Arrrggghhh Hope For
Teenage Boys & Schoolwork
Probably one of the most common questions we’ve gotten as we speak all over the country is “How in the world do I get my teenage son to do his schoolwork?” As the parents of these guys:
we’ve been there! There are days I’ve felt like jerking them (and me, too) bald-headed.
We’ve found that as boys enter the teen years they get very impatient with the endless (to them) preparation. They want to do real things. They want to be men.They want to know what’s the purpose of this stuff. Here’s how we put it in our book:
“Why do I have to learn this, anyway?”
What are some other distinctions about teaching boys? One is the way they perceive the world of knowledge. Often they need more than facts, they need the principles and reasons which undergird them. Why is this fact important? What is the purpose for studying this material at all? Will it ever be useful, or are we just collecting data to archive in our brains?
This makes discussion of ideas paramount. They need to see through the plots of the books they read and discern the author’s theme and message. They need to recognize the philosophy and worldview expressed in art and entertainment; when they understand there’s more to the painting or music than the picture or melody, it becomes more relevant to them. How does the philosophy of the scientist or historian affect the work they do?
They need practical applications for the material they’re learning, too. Hal often found courses in college which only seemed to prepare the student for the next class; the connection to life beyond the academy was seldom made clear. A mother asked him recently whether her son, who planned to study agriculture in college, really needed high school chemistry, since he didn’t see a connection with his ultimate interest. Hal suggested she might look for people in real-world agriculture that could show him how principles in chemistry are used to test soil composition, to figure pesticide and fertilizer application, to medicate animals and optimize crop processing. A hammer is a more valuable tool when you recognize the existence of nails.
What’s your goal, son?
Even at younger levels, you can give your boys real problems to solve. Use similar triangles to measure the height of trees in your yard. Let them figure out the surface area of a room – subtracting the area of windows and doors – before buying paint. Encourage them to apply basic economic principles to their business – how many yards will they be asked to rake if they do it for free, or if they charge $20? Challenge them to remember Bible verses or historical examples that apply to current events. Real world examples give your sons a handle on why they’re learning these things.

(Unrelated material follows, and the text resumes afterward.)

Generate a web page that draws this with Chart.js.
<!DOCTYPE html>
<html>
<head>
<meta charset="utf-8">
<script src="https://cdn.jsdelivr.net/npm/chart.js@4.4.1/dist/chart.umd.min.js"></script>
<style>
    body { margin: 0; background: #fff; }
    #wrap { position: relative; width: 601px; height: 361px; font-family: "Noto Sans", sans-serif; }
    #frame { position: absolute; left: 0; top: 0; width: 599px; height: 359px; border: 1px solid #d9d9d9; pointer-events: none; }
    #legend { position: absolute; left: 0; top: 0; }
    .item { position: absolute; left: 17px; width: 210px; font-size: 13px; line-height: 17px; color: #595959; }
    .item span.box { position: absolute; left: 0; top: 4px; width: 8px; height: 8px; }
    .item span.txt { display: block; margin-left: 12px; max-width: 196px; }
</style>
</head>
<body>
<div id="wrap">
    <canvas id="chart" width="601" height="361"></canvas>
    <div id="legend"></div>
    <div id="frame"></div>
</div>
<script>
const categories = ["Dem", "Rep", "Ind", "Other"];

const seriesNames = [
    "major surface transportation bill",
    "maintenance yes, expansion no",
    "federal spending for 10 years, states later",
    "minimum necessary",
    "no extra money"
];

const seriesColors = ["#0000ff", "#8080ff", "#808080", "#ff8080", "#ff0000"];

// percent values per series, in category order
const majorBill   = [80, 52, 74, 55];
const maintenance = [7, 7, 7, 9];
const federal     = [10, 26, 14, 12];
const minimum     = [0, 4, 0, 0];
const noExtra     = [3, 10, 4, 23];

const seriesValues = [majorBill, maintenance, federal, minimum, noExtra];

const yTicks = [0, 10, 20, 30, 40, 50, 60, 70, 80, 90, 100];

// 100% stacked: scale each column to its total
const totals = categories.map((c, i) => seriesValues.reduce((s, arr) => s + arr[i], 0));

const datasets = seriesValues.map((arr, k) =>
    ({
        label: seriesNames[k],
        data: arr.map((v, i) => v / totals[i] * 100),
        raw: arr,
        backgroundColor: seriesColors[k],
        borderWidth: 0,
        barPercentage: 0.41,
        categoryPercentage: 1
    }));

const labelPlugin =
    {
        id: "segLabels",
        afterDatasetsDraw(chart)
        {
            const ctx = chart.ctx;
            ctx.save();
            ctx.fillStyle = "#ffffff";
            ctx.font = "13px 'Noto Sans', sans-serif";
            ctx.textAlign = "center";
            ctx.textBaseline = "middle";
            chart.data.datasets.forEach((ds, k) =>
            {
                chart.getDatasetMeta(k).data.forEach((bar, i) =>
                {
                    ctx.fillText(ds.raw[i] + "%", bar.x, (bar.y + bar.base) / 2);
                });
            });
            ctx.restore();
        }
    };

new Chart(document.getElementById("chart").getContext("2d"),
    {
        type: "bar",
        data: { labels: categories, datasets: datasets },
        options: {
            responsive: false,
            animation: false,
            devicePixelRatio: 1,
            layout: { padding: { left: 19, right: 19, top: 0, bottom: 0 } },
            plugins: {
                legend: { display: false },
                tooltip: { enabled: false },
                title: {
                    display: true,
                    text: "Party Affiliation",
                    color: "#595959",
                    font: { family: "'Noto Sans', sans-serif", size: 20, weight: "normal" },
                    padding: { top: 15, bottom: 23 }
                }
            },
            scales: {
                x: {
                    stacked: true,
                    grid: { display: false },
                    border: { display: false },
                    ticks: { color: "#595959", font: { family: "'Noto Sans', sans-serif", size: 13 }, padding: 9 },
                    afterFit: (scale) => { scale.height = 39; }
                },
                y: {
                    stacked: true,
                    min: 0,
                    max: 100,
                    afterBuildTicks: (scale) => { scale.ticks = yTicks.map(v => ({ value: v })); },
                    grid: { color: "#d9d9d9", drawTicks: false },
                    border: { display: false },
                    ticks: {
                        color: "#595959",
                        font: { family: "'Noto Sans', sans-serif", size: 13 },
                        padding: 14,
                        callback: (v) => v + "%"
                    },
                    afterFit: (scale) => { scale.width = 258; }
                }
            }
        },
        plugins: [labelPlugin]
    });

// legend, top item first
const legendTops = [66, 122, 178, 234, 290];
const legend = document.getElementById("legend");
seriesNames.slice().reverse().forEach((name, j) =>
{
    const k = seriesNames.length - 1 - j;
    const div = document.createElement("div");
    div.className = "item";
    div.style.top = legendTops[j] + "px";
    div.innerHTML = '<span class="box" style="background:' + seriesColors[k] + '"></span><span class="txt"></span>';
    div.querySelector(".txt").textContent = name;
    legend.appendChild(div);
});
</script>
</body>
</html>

What about subjects that don’t have an obvious application, other than fulfilling a requirement somewhere? If you can’t think of the real-world use of that subject, then look to your son’s goals for motivation. “Son, what do you think you’d like to do for a living? Do you realize you’ll need to learn this material in order to qualify for that training?” With younger students, it’s not so important – everything requires more education than they’ve gotten so far.
Just like our eldest son and the Gilbert & Sullivan song, your sons need to understand that school is not something to live through and get past, but training and preparation for their future. It provides the building blocks for whatever God has planned for his life.
Boys respond well to short-term goals, too. They want to conquer things. They want to know there is an end that can be attained as well; one of the most discouraging sights to the westbound pioneers was the endless peaks of the Rockies and Sierras revealed as they struggled to the top of each new mountain. If a boy doesn’t know what he is expected to do in a day, he may begin to ask himself, “Why finish math? Mom is just going to think up something else for me to do!” This can drag out the school day and breed frustration on all sides. Nagging results and schoolwork doesn’t.
We found it very helpful to give the boys a list of the day’s assignments and tell them they are free to go as soon as the list is complete – and not free at all for computer or recreational reading or going outside, until it is. Then you’ve made finishing school his problem – and his goal. It makes school something to be conquered.
Our boys like to figure out how much they have left before the end of the year. Our school calendar varies a great deal because we are often traveling or pursuing interesting opportunities which may take us away from the books for a while. Our rule, though, is that school is out when the books are done.
As long as a boy is not discouraged by a seemingly insurmountable task, a goal is extremely motivating. The more objective you can make the list, the less emotional it becomes. The less nagging and guilt come into the picture, the better it will work.
What a pleasure to have a young man get up early and announce mid-morning, “My schoolwork’s done!”
Raising Real Men: Surviving, Teaching and Appreciating Boys, Pages 164-167, © 2010 Hal & Melanie Young
That’s just a little bit about what we share about teaching and raising sons in Raising Real Men, but maybe it will give you some ideas!